– Папа говорит, что это языческая традиция, чтобы отгонять нечистую силу, и она не имеет ничего общего с настоящим празднованием Рождества, точно так же, как хождение по домам с пением рождественских песен или загадывание желания на рождественский пудинг.
– О, я все это знаю, – пожаловалась Пруденс. – Рождественское полено произошло от римских сатурналий [2], а омела – всего лишь повод для распущенного поведения, – продекламировала она, имитируя зычный голос отца.
Из-за смеха ни одна из девушек не услышала приближение отца, пока он не ударил кулаком по приставному столику.
– Я добьюсь уважения в этом доме! – заорал он, отчего его жена в испуге проснулась и спросила, не пора ли уже пить чай.
– Да, папа. – Пруденс вскочила и сделала торопливый реверанс. – Я пойду и помогу кухарке с подносом.

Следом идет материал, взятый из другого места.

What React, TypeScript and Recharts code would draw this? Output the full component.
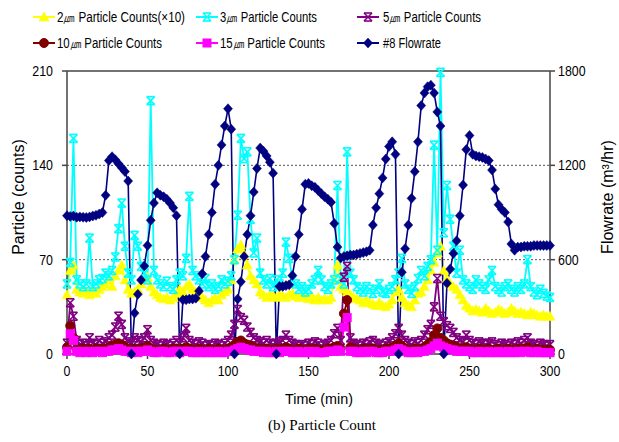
import React from 'react';
import { ComposedChart, Line, XAxis, YAxis, ReferenceLine } from 'recharts';

// sampling interval of the logged data (minutes)
const SAMPLE_INTERVAL_MIN = 2;

// #8 Flowrate (m3/hr), every 2 min from 0 to 300
const flowrate = [
  880, 875, 878, 870, 872, 870, 868, 872, 878, 882,
  890, 900, 1010, 1230, 1255, 1235, 1210, 1185, 1160, 1100,
  0, 260, 380, 470, 560, 690, 850, 960, 1025, 1010,
  1000, 985, 960, 930, 880, 0, 345, 345, 350, 350,
  355, 400, 510, 620, 760, 900, 1080, 1200, 1330, 1450,
  1560, 1430, 0, 350, 460, 620, 760, 880, 1030, 1180,
  1310, 1290, 1260, 1220, 1150, 0, 430, 430, 435, 440,
  500, 620, 760, 920, 1080, 1085, 1070, 1060, 1040, 1020,
  1000, 985, 965, 830, 680, 610, 620, 625, 630, 630,
  635, 640, 645, 650, 660, 820, 930, 1020, 1120, 1240,
  1320, 1350, 1270, 0, 520, 670, 820, 990, 1160, 1350,
  1580, 1660, 1700, 1710, 1660, 1540, 1450, 0, 450, 540,
  640, 720, 880, 1075, 1300, 1390, 1270, 1260, 1255, 1250,
  1240, 1230, 1170, 1050, 950, 920, 900, 840, 700, 660,
  680, 680, 685, 685, 685, 690, 690, 690, 690, 690,
  690,
];

// 2um particle counts (x10)
const p2um = [
  44, 62, 66, 48, 46, 45, 47, 44, 46, 45,
  48, 50, 52, 55, 50, 58, 62, 66, 55, 48,
  45, 46, 48, 52, 55, 57, 50, 46, 44, 42,
  41, 42, 40, 42, 45, 48, 46, 50, 52, 48,
  46, 44, 42, 40, 38, 40, 42, 40, 44, 46,
  48, 55, 70, 78, 81, 74, 66, 58, 55, 52,
  46, 44, 42, 44, 43, 42, 44, 43, 42, 44,
  45, 43, 42, 44, 42, 41, 43, 40, 42, 40,
  41, 40, 42, 55, 66, 50, 48, 46, 44, 42,
  41, 40, 38, 40, 38, 37, 36, 38, 36, 35,
  37, 40, 46, 48, 42, 38, 36, 35, 40, 45,
  46, 50, 55, 62, 68, 75, 80, 62, 56, 52,
  50, 48, 44, 40, 36, 34, 32, 33, 32, 31,
  34, 32, 30, 31, 33, 32, 30, 31, 34, 32,
  30, 31, 30, 29, 31, 30, 29, 28, 29, 28,
  28,
];

// 3um particle counts
const p3um = [
  52, 68, 160, 55, 52, 50, 52, 86, 50, 52,
  55, 56, 60, 58, 62, 72, 93, 112, 80, 60,
  55, 88, 80, 65, 60, 55, 188, 62, 55, 52,
  50, 54, 50, 48, 55, 60, 58, 71, 117, 62,
  58, 55, 52, 56, 50, 52, 48, 50, 55, 52,
  54, 58, 70, 103, 160, 145, 150, 100, 75, 86,
  60, 55, 52, 56, 50, 55, 52, 60, 83, 71,
  55, 52, 48, 50, 46, 48, 52, 55, 62, 55,
  50, 48, 52, 55, 125, 56, 52, 150, 60, 55,
  50, 48, 46, 50, 48, 45, 48, 52, 46, 45,
  48, 50, 55, 60, 71, 52, 48, 45, 50, 56,
  62, 58, 65, 70, 155, 77, 209, 90, 125, 100,
  80, 60, 77, 55, 52, 50, 48, 55, 52, 50,
  48, 55, 62, 50, 48, 46, 50, 52, 48, 46,
  50, 48, 52, 70, 50, 46, 44, 48, 45, 43,
  42,
];

// 5um particle counts
const p5um = [
  8, 38, 28, 10, 7, 8, 6, 12, 8, 7,
  10, 8, 9, 12, 14, 20, 28, 22, 12, 9,
  8, 12, 10, 9, 12, 18, 10, 8, 7, 6,
  8, 7, 6, 8, 10, 8, 12, 19, 10, 8,
  7, 9, 8, 6, 7, 6, 8, 7, 6, 8,
  10, 14, 22, 33, 27, 25, 20, 16, 12, 10,
  9, 8, 10, 8, 7, 8, 9, 10, 14, 10,
  8, 7, 6, 7, 6, 8, 7, 9, 8, 6,
  7, 8, 10, 15, 19, 10, 57, 65, 12, 8,
  7, 6, 8, 7, 9, 10, 8, 7, 6, 8,
  9, 12, 15, 19, 14, 10, 8, 7, 9, 8,
  10, 14, 18, 22, 35, 56, 28, 24, 21, 19,
  16, 12, 10, 9, 14, 10, 8, 7, 9, 8,
  7, 8, 9, 7, 6, 8, 7, 6, 8, 7,
  9, 8, 10, 12, 8, 7, 6, 8, 7, 6,
  7,
];

// 10um particle counts
const p10um = [
  5, 21, 12, 4, 3, 4, 3, 4, 3, 4,
  4, 3, 4, 5, 6, 7, 8, 7, 5, 4,
  3, 4, 3, 4, 5, 6, 4, 3, 3, 3,
  4, 3, 3, 4, 4, 3, 4, 5, 4, 3,
  3, 4, 3, 3, 4, 3, 3, 4, 3, 3,
  4, 5, 7, 9, 10, 8, 7, 6, 5, 4,
  4, 3, 4, 3, 3, 4, 3, 4, 5, 4,
  3, 3, 4, 3, 3, 4, 3, 4, 3, 3,
  3, 4, 4, 5, 6, 4, 30, 40, 5, 4,
  3, 3, 4, 3, 4, 4, 3, 3, 3, 4,
  4, 5, 6, 8, 6, 4, 3, 3, 4, 3,
  4, 5, 7, 9, 14, 19, 12, 10, 8, 7,
  6, 5, 4, 4, 5, 4, 3, 3, 4, 3,
  3, 4, 3, 3, 4, 3, 3, 4, 3, 3,
  4, 3, 4, 5, 3, 3, 4, 3, 3, 3,
  3,
];

// 15um particle counts
const p15um = [
  2, 15, 10, 2, 1, 2, 1, 2, 1, 2,
  2, 1, 2, 2, 3, 3, 4, 3, 2, 2,
  1, 2, 1, 2, 2, 3, 2, 1, 1, 2,
  2, 1, 1, 2, 2, 1, 2, 2, 2, 1,
  1, 2, 1, 1, 2, 1, 1, 2, 1, 1,
  2, 2, 3, 4, 5, 4, 3, 3, 2, 2,
  2, 1, 2, 1, 1, 2, 1, 2, 2, 2,
  1, 1, 2, 1, 1, 2, 1, 2, 1, 1,
  1, 2, 2, 2, 3, 2, 20, 27, 2, 2,
  1, 1, 2, 1, 2, 2, 1, 1, 1, 2,
  2, 2, 3, 4, 3, 2, 1, 1, 2, 1,
  2, 2, 3, 4, 6, 8, 6, 5, 4, 3,
  3, 2, 2, 2, 2, 2, 1, 1, 2, 1,
  1, 2, 1, 1, 2, 1, 1, 2, 1, 1,
  2, 1, 2, 2, 1, 1, 2, 1, 1, 1,
  1,
];

const timeTicks = [0, 50, 100, 150, 200, 250, 300];
const particleTicks = [0, 70, 140, 210];
const flowTicks = [0, 600, 1200, 1800];
const gridValues = [70, 140];

const seriesNames = [
  '2㎛ Particle Counts(×10)',
  '3㎛ Particle Counts',
  '5㎛ Particle Counts',
  '10㎛ Particle Counts',
  '15㎛ Particle Counts',
  '#8 Flowrate',
];
const seriesKeys = ['p2', 'p3', 'p5', 'p10', 'p15', 'flow'];
const seriesColors = ['#FFFF00', '#00FFFF', '#800080', '#800000', '#FF00FF', '#000080'];
const seriesMarkers = ['triangle', 'star', 'star', 'circle', 'square', 'diamond'];
const seriesAxes = ['left', 'left', 'left', 'left', 'left', 'right'];
const seriesWidths = [1.8, 1.8, 1.8, 1.8, 1.8, 1.6];

const data = flowrate.map((f, i) => ({
  t: i * SAMPLE_INTERVAL_MIN,
  flow: f,
  p2: p2um[i],
  p3: p3um[i],
  p5: p5um[i],
  p10: p10um[i],
  p15: p15um[i],
}));

const FONT = "'Liberation Sans', Arial, sans-serif";

function Marker({ kind, cx, cy, color }: { kind: string; cx: number; cy: number; color: string }) {
  if (kind === 'triangle') {
    return <polygon points={`${cx},${cy - 5} ${cx + 5},${cy + 4} ${cx - 5},${cy + 4}`} fill={color} stroke={color} strokeWidth={0.5} />;
  }
  if (kind === 'star') {
    const s = 4;
    return (
      <g stroke={color} strokeWidth={1.6} fill="none">
        <line x1={cx - s} y1={cy - s} x2={cx + s} y2={cy + s} />
        <line x1={cx + s} y1={cy - s} x2={cx - s} y2={cy + s} />
        <line x1={cx - s} y1={cy - s} x2={cx + s} y2={cy - s} />
        <line x1={cx - s} y1={cy + s} x2={cx + s} y2={cy + s} />
      </g>
    );
  }
  if (kind === 'circle') {
    return <circle cx={cx} cy={cy} r={4.5} fill={color} stroke={color} />;
  }
  if (kind === 'square') {
    return <rect x={cx - 4} y={cy - 4} width={8} height={8} fill={color} stroke={color} />;
  }
  return <polygon points={`${cx},${cy - 5} ${cx + 4.5},${cy} ${cx},${cy + 5} ${cx - 4.5},${cy}`} fill={color} stroke={color} strokeWidth={0.5} />;
}

const makeDot = (kind: string, color: string) => (props: any) => {
  const { cx, cy, index } = props;
  if (cx == null || cy == null) return <g key={`e-${index}`} />;
  return (
    <g key={`d-${kind}-${index}`}>
      <Marker kind={kind} cx={cx} cy={cy} color={color} />
    </g>
  );
};

const NumTick = (props: any) => {
  const { x, y, payload, textAnchor, vertical } = props;
  const s = String(payload.value);
  return (
    <text
      x={x}
      y={y}
      dy={vertical ? '0.35em' : '0.71em'}
      textAnchor={textAnchor}
      fontSize={14}
      fontFamily={FONT}
      fill="#000"
      textLength={s.length * 6.9}
      lengthAdjust="spacingAndGlyphs"
    >
      {s}
    </text>
  );
};

// legend layout
const legendLineX = [33, 196, 357];
const legendTextX = [57, 220, 383];
const legendRowY = [17, 43];
const legendTextLen = [128, 97, 98, 105, 105, 58];

export default function App() {
  const axisColor = '#444';
  return (
    <div style={{ position: 'absolute', left: 0, top: 0, width: 619, height: 442, background: '#fff' }}>
      <ComposedChart
        width={619}
        height={442}
        data={data}
        margin={{ top: 71, right: 20, bottom: 58, left: 17 }}
        style={{ position: 'absolute', left: 0, top: 0 }}
      >
        <XAxis
          dataKey="t"
          type="number"
          domain={[0, 300]}
          ticks={timeTicks}
          height={30}
          tickSize={5}
          tickMargin={7}
          stroke={axisColor}
          strokeWidth={1.5}
          tick={<NumTick />}
          interval={0}
        />
        <YAxis
          yAxisId="left"
          orientation="left"
          domain={[0, 210]}
          ticks={particleTicks}
          width={50}
          tickSize={5}
          tickMargin={9}
          stroke={axisColor}
          strokeWidth={1.5}
          tick={<NumTick vertical />}
          interval={0}
        />
        <YAxis
          yAxisId="right"
          orientation="right"
          domain={[0, 1800]}
          ticks={flowTicks}
          width={49}
          tickSize={5}
          tickMargin={3}
          stroke={axisColor}
          strokeWidth={1.5}
          tick={<NumTick vertical />}
          interval={0}
        />
        {gridValues.map((v) => (
          <ReferenceLine key={`g${v}`} yAxisId="left" y={v} stroke="#555" strokeDasharray="2 2" strokeWidth={1} />
        ))}
        <ReferenceLine yAxisId="left" y={210} stroke={axisColor} strokeWidth={1.5} />
        {seriesKeys.map((k, i) => (
          <Line
            key={k}
            type="linear"
            dataKey={k}
            yAxisId={seriesAxes[i]}
            stroke={seriesColors[i]}
            strokeWidth={seriesWidths[i]}
            dot={makeDot(seriesMarkers[i], seriesColors[i])}
            activeDot={false}
            isAnimationActive={false}
            name={seriesNames[i]}
          />
        ))}
      </ComposedChart>
      <svg width={619} height={442} style={{ position: 'absolute', left: 0, top: 0, pointerEvents: 'none' }}>
        {seriesNames.map((name, i) => {
          const col = i % 3;
          const row = Math.floor(i / 3);
          const y = legendRowY[row];
          const x1 = legendLineX[col];
          const x2 = x1 + 22;
          return (
            <g key={name}>
              <line x1={x1} y1={y} x2={x2} y2={y} stroke={seriesColors[i]} strokeWidth={2} />
              <Marker kind={seriesMarkers[i]} cx={(x1 + x2) / 2} cy={y} color={seriesColors[i]} />
              <text
                x={legendTextX[col]}
                y={y + 5}
                fontSize={14}
                fontFamily={FONT}
                fill="#000"
                textLength={legendTextLen[i]}
                lengthAdjust="spacingAndGlyphs"
              >
                {name}
              </text>
            </g>
          );
        })}
        <text
          transform="translate(24,197) rotate(-90)"
          textAnchor="middle"
          fontSize={16}
          fontFamily={FONT}
          fill="#000"
        >
          Particle (counts)
        </text>
        <text
          transform="translate(613,197) rotate(-90)"
          textAnchor="middle"
          fontSize={16}
          fontFamily={FONT}
          fill="#000"
        >
          Flowrate (m³/hr)
        </text>
        <text
          x={319}
          y={404}
          textAnchor="middle"
          fontSize={15}
          fontFamily={FONT}
          fill="#000"
          textLength={68}
          lengthAdjust="spacingAndGlyphs"
        >
          Time (min)
        </text>
        <text
          x={322}
          y={430}
          textAnchor="middle"
          fontSize={14}
          fontFamily="'Liberation Serif', 'Times New Roman', serif"
          fill="#000"
          textLength={108}
          lengthAdjust="spacingAndGlyphs"
        >
          (b) Particle Count
        </text>
      </svg>
    </div>
  );
}
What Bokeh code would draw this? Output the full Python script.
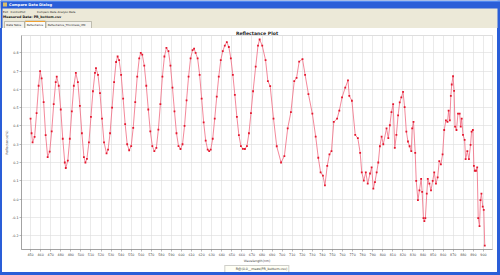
from bokeh.plotting import figure
from bokeh.layouts import column, row
from bokeh.models import (Range1d, FixedTicker, Legend, LegendItem, Spacer,
                          ColumnDataSource, NumeralTickFormatter)
from bokeh.core.properties import value
from bokeh.embed import file_html
from bokeh.resources import INLINE

wavelength = [450, 451, 452, 454, 456, 458, 459.5, 461, 463, 465, 467, 469, 471, 473, 475, 476,
              478, 480, 482, 484, 485, 487, 489, 491, 493, 495, 497, 499, 501, 503, 504.5,
              506, 508, 510, 512, 514, 515, 517, 519, 521, 523, 525.5, 527, 529, 531, 533, 535, 536.5,
              538, 540, 542, 544, 546, 548, 550, 552, 554, 556, 558, 559.5, 561, 563, 565, 567, 569,
              571, 573, 575, 577, 579, 581, 583, 585, 587, 589, 591, 593, 595, 597, 599, 601, 603,
              605, 607, 609, 611, 612.5, 614, 616, 618, 620, 622, 624, 626, 627.5, 629, 631, 633,
              635, 637, 639, 641, 643, 645, 647, 649, 651, 653, 655, 657, 659, 661, 663, 665, 667,
              669, 671.1, 673.7, 676.0, 677.6, 680.2, 683.5, 685.8, 688.1, 691.4, 694.6, 698.9,
              702.2, 705.5, 708.7, 712.0, 714.3, 716.9, 720.2, 722.8, 726.1, 730.0, 733.3, 735.9,
              738.2, 740.5, 742.5, 744.8, 747.0, 749.0, 751.3, 754.6, 756.8, 759.5, 762.7, 765.4,
              766.7, 769.3, 772.6, 775.2, 777.5, 779.1, 781.1, 783.1, 785.0, 787.3, 788.9, 790.6,
              792.2, 793.9, 795.5, 797.1, 798.8, 800.5, 803.7, 805.5, 807.0, 808.6, 810.3, 811.9,
              813.5, 815.2, 816.8, 818.4, 820.1, 821.7, 823.4, 825.0, 826.6, 828.3, 829.2, 830.5,
              832.2, 833.2, 834.9, 836.4, 838.1, 839.1, 840.4, 841.3, 842.3, 843.7, 844.7, 846.3,
              847.9, 849.6, 851.1, 852.8, 854.5, 856.1, 857.7, 859.4, 861.0, 862.7, 864.3, 865.4,
              866.6, 867.6, 868.5, 869.8, 870.8, 871.8, 873.2, 874.7, 876.4, 877.4, 878.4, 879.7,
              881.3, 882.3, 884.0, 885.6, 887.2, 888.2, 889.5, 890.5, 891.4, 892.6, 893.8, 894.8,
              896.1, 897.0, 898.0, 899.3, 900.3, 901.3]

reflectance = [0.44, 0.36, 0.31, 0.34, 0.47, 0.62, 0.70, 0.66, 0.53, 0.35, 0.23, 0.26, 0.37, 0.52, 0.64, 0.67,
               0.62, 0.49, 0.33, 0.20, 0.17, 0.21, 0.33, 0.48, 0.62, 0.69, 0.64, 0.51, 0.36, 0.23, 0.20,
               0.22, 0.31, 0.45, 0.59, 0.69, 0.716, 0.68, 0.58, 0.44, 0.31, 0.25, 0.27, 0.36, 0.50, 0.64, 0.75, 0.78,
               0.76, 0.68, 0.55, 0.41, 0.30, 0.267, 0.29, 0.39, 0.53, 0.67, 0.77, 0.80, 0.79, 0.73, 0.62, 0.49, 0.37,
               0.29, 0.262, 0.28, 0.38, 0.52, 0.67, 0.78, 0.827, 0.81, 0.73, 0.61, 0.48, 0.36, 0.29, 0.274, 0.30, 0.40,
               0.54, 0.67, 0.77, 0.815, 0.823, 0.80, 0.77, 0.68, 0.55, 0.42, 0.32, 0.27, 0.262, 0.27, 0.33, 0.44,
               0.56, 0.67, 0.76, 0.81, 0.84, 0.859, 0.832, 0.77, 0.68, 0.57, 0.45, 0.35, 0.29, 0.275, 0.274, 0.29, 0.36,
               0.47, 0.59, 0.725, 0.84, 0.873, 0.84, 0.76, 0.645, 0.618, 0.44, 0.289, 0.20,
               0.235, 0.387, 0.476, 0.645, 0.663, 0.752, 0.766, 0.68, 0.574, 0.467, 0.342, 0.226,
               0.146, 0.128, 0.075, 0.182, 0.244, 0.262, 0.422, 0.44, 0.484, 0.556, 0.61, 0.649,
               0.565, 0.538, 0.351, 0.333, 0.253, 0.146, 0.101, 0.146, 0.084, 0.14, 0.173, 0.057,
               0.093, 0.146, 0.2, 0.289, 0.342, 0.30, 0.387, 0.333, 0.404, 0.476, 0.52, 0.28,
               0.351, 0.458, 0.529, 0.556, 0.586, 0.503, 0.369, 0.315, 0.289, 0.262, 0.387, 0.422,
               0.253, 0.1, -0.006, 0.048, 0.11, 0.039, -0.104, -0.121, -0.104, 0.03, 0.11, 0.084,
               0.048, 0.1, 0.146, 0.084, 0.119, 0.208, 0.19, 0.244, 0.378, 0.431, 0.422, 0.484,
               0.431, 0.565, 0.627, 0.672, 0.592, 0.396, 0.378, 0.467, 0.467, 0.396, 0.44, 0.351,
               0.324, 0.218, 0.262, 0.218, 0.297, 0.369, 0.378, 0.182, 0.155, 0.155, 0.173, -0.104,
               -0.148, -0.006, 0.03, -0.041, -0.059, -0.255]

x_ticks = list(range(450, 901, 10))
y_ticks = [-0.2, -0.1, 0.0, 0.1, 0.2, 0.3, 0.4, 0.5, 0.6, 0.7, 0.8]
window_title = "Compare Data Dialog"
menu_items = ["Exit", "ControlPlot", "Compare Data", "Analyse Data"]
data_label = "Measured Data: PR_bottom.csv"
tab_names = ["Data Table", "Reflectance", "Reflectance_Thickness_IPD"]
series_name = "R@(0.0__meas(PR_bottom.csv)"

BLUE = "#2a5ed8"
BEIGE = "#ece9d8"
FONT = "DejaVu Sans"
LINE_STYLE = dict(line_color="#f06a80", line_width=0.8)
MARK_STYLE = dict(marker="square", size=1.8, fill_color="#e4182e", line_color=None)

# ---------------- window chrome (top strip) ----------------
top = figure(width=500, height=28, output_backend="svg", toolbar_location=None,
             x_range=Range1d(0, 500), y_range=Range1d(28, 0),
             min_border=0, border_fill_color=BEIGE, background_fill_color=BEIGE,
             outline_line_color=None)
top.axis.visible = False
top.grid.visible = False
top.quad(left=[0, 0, 497], right=[500, 2, 500], top=[0, 0, 0], bottom=[8, 28, 28],
         fill_color=BLUE, line_color=None)
top.quad(left=[0], right=[500], top=[0], bottom=[1.5], fill_color="#4f86f0", line_color=None)
top.quad(left=[2.5], right=[6.5], top=[2], bottom=[6], fill_color="#d8bd6a", line_color=None)
top.text(x=[8.5], y=[4.4], text=[window_title], text_font=value(FONT),
         text_font_size=value("3.6px"), text_font_style="bold", text_color="white",
         text_baseline="middle")
top.text(x=[2.5, 10, 36.5, 57], y=[11.2] * 4, text=menu_items, text_font=value(FONT),
         text_font_size=value("2.7px"), text_color="#222222", text_baseline="middle")
top.text(x=[2.5], y=[16.5], text=[data_label], text_font=value(FONT),
         text_font_size=value("3.3px"), text_font_style="bold", text_color="#111111",
         text_baseline="middle")
tab_l = [4, 24.5, 45.5]
tab_r = [24, 45, 91]
top.quad(left=tab_l, right=tab_r, top=[21, 20.5, 21], bottom=[28, 28, 28],
         fill_color=["#f4f3ee", "#fcfcfa", "#f4f3ee"], line_color="#9c9a8c", line_width=0.6)
top.quad(left=[24.8], right=[44.7], top=[20.5], bottom=[21.6], fill_color="#f0a030",
         line_color=None)
top.text(x=[l + 1.8 for l in tab_l], y=[24.6] * 3, text=tab_names, text_font=value(FONT),
         text_font_size=value("2.8px"), text_color="#222222", text_baseline="middle")

# ---------------- main chart ----------------
src = ColumnDataSource(dict(x=wavelength, y=reflectance))

p = figure(width=495, height=237, output_backend="svg", toolbar_location=None,
           x_range=Range1d(441, 909), y_range=Range1d(-0.276, 0.895),
           min_border_left=13, min_border_right=5, min_border_top=7, min_border_bottom=11,
           background_fill_color="white", border_fill_color="white")
p.title.text = "Reflectance Plot"
p.title.align = "center"
p.title.text_font = FONT
p.title.text_font_size = "4.6px"
p.title.text_font_style = "bold"
p.title.text_color = "#222222"
p.title.offset = 0
p.title.standoff = 0

p.outline_line_color = "#c8c8c8"
p.outline_line_width = 0.6

for ax in (p.xaxis[0], p.yaxis[0]):
    ax.axis_line_color = "#8a8a8a"
    ax.axis_line_width = 0.7
    ax.major_tick_line_color = "#8a8a8a"
    ax.major_tick_line_width = 0.6
    ax.major_tick_in = 0
    ax.major_tick_out = 2
    ax.minor_tick_line_color = None
    ax.major_label_text_font = FONT
    ax.major_label_text_font_size = "3.3px"
    ax.major_label_text_color = "#444444"
    ax.major_label_standoff = 1
    ax.axis_label_text_font = FONT
    ax.axis_label_text_font_size = "3.2px"
    ax.axis_label_text_font_style = "normal"
    ax.axis_label_text_color = "#444444"
    ax.axis_label_standoff = 0

p.xaxis.ticker = FixedTicker(ticks=x_ticks)
p.yaxis.ticker = FixedTicker(ticks=y_ticks)
p.yaxis.formatter = NumeralTickFormatter(format="0.0")
p.xaxis.axis_label = "Wavelength(nm)"
p.yaxis.axis_label = "Reflectance(%)"

p.xgrid.ticker = FixedTicker(ticks=x_ticks)
p.ygrid.ticker = FixedTicker(ticks=y_ticks)
for g in (p.xgrid[0], p.ygrid[0]):
    g.grid_line_color = "#dcdcdc"
    g.grid_line_width = 0.6

p.line("x", "y", source=src, **LINE_STYLE)
p.scatter("x", "y", source=src, **MARK_STYLE)

# ---------------- legend strip (same series styling) ----------------
lg = figure(width=495, height=7, output_backend="svg", toolbar_location=None,
            x_range=Range1d(0, 1), y_range=Range1d(0, 1), min_border=0,
            border_fill_color="white", background_fill_color="white",
            outline_line_color=None)
lg.axis.visible = False
lg.grid.visible = False
empty = ColumnDataSource(dict(x=[], y=[]))
lg_ln = lg.line("x", "y", source=empty, **LINE_STYLE)
lg_sc = lg.scatter("x", "y", source=empty, **MARK_STYLE)
legend = Legend(items=[LegendItem(label=series_name, renderers=[lg_ln, lg_sc])],
                orientation="horizontal", location="center",
                label_text_font=FONT, label_text_font_size="3.3px",
                label_text_color="#333333",
                glyph_height=4, glyph_width=8, label_height=4, label_standoff=2,
                padding=1, margin=0, spacing=0,
                border_line_color="#a0a0a0", border_line_width=0.6,
                background_fill_color="#fffff4")
lg.add_layout(legend)

left_edge = Spacer(width=2, height=244, styles={"background-color": BLUE})
right_edge = Spacer(width=3, height=244, styles={"background-color": BLUE})
bottom_edge = Spacer(width=500, height=3, styles={"background-color": BLUE})

layout = column(top,
                row(left_edge, column(p, lg, spacing=0), right_edge, spacing=0),
                bottom_edge, spacing=0)

open("out.html", "w").write(file_html(layout, INLINE))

– Да, папа, – прошептала Грейс-Энн. – Я пойду проверю, все ли в порядке с мальчиками.
«Да, папа». Сколько раз в своей жизни Грейс-Энн произносила эти самые крошечные слова, которые, тем не менее, лишали ее личного мнения, своих желаний, да и самой себя тоже?
Она стояла в спальне сыновей, крохотной комнатенке под карнизом крыши, рядом с помещением для прислуги, где детские игры не могли потревожить викария или его болезненную жену. Мальчики сплелись вместе на матрасе, словно щенки, раскраснелись ото сна, их темные кудри все еще были влажными после ванны. Грейс-Энн все равно могла различать их, даже когда они спали, в одинаковых ночных рубашках с одинаковой вышивкой на воротничках. Больше никому в доме это не удавалось. Никто в доме ни разу не попытался сделать это за те три месяца, прошедшие после их возвращения с Пиренейского полуострова. Миссис Беквит была слишком слаба, Пру – поглощена собой, слуги перегружены работой, а викарий считал близнецов кощунством. А Грейс-Энн считала, что они – самое прекрасное, что она когда-либо видела. Иногда у нее наворачивались слезы, даже когда она просто смотрела на мальчиков – так они были совершенны. Если ей никогда не повезет увидеть небесного ангела, то она все равно сможет умереть довольной. Если ей никогда не обрести другого благословения в жизни, то Уилли и Лесли будет вполне достаточно. Они принадлежали ей. Никогда, ни за что Грейс-Энн не скажет «да, папа» и не позволит ему забрать у нее детей.
Грейс-Энн взбунтовалась только еще один раз за всю жизнь – почти шесть лет назад, когда ей было семнадцать, как сейчас Пру, когда она встретила Тони. Она угрожала сбежать с ним, если отец не даст разрешения на их брак. Грейс-Энн всегда подозревала, что викарий уступил, скорее всего, потому, что хотел заполучить в родственники герцога, а не из-за страха потерять старшую дочь. Опять же, сама она начала подозревать, что так упорно настаивала на этом браке больше ради того, чтобы покинуть дом, чем ради любви к Энтони Уоррингтону. О, Тони был так обаятелен и красив в своем новом алом полковом мундире, настолько переполнен жизнерадостностью и мечтами о том, что будет после того, как он разобьет Наполеона. Смогла бы хоть одна неопытная, слишком опекаемая девушка не влюбиться в него? А то, что он уезжал в полк через шесть недель, только добавляло драматизма к этим запретным романтическим отношениям.